Wednesday, March 6, 2019

Has Apple quietly solved MacBook Pro's 'flexgate' flaw that cost users $600 to fix?

A 2mm longer cable may address the 'fluxgate' problem in 2018 MacBook Pro models, but Apple still hasn't acknowledged the issue.

Apple still hasn't publicly acknowledged the so-called 'flex gate' issue affecting MacBook Pro models made in 2016 and later. But it may have tacitly admitted to the existence of the design flaw by using a slightly longer display cable in 2018 MacBook Pro models.

The issue has forced some MacBook Pro owners to replace the entire screen of their laptops due to a damaged flex cable that connects the display and the display controller board under the touch bar.

Users have been up in arms because replacing the damaged cable would cost $6, but thanks to Apple's decision to solder the cable to the board, the whole display needs to be replaced, costing about $600. And it usually happened about a year after the warranty had expired.

The cable itself wore out after a few years of opening and closing the lid through normal usage. In particular, repair shops discovered that if the lid was opened beyond 90 degrees the cable would become stretched around the board, causing stress to an already very thin and fragile cable.

Repair experts at iFixit have confirmed that Apple's 2018 MacBook Pro could address this wear on the flex cable, which is 2mm longer than the cable in earlier models.

That doesn't sound like much of a difference, but iFixit teardown engineer Taylor Dixon says the extra length is "significant".

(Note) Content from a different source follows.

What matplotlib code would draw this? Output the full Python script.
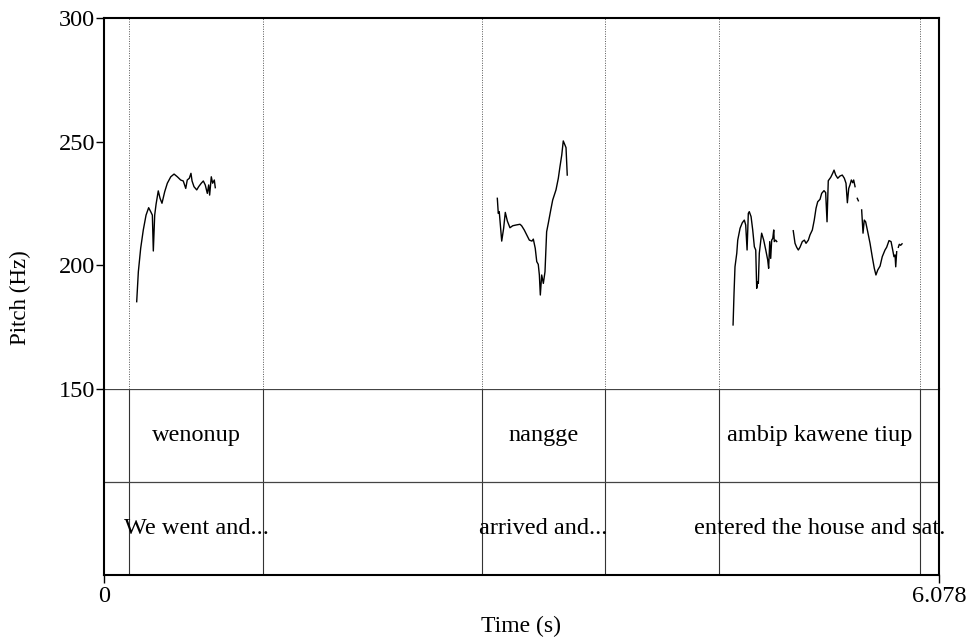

"This is significant because it gives the backlight cable more room to wrap around the board and not come into contact with the board as the laptop is opened past 90 degrees," said Dixon.

However, Dixon also notes that iFixit isn't 100 percent certain about the exact cause of the failure, meaning it could solve the problem or just delay the failure.

"The longer cable definitely gives more room to breathe around the board, but it's still in such close contact with the board that it's impossible to tell whether it's rubbing on the board at any point."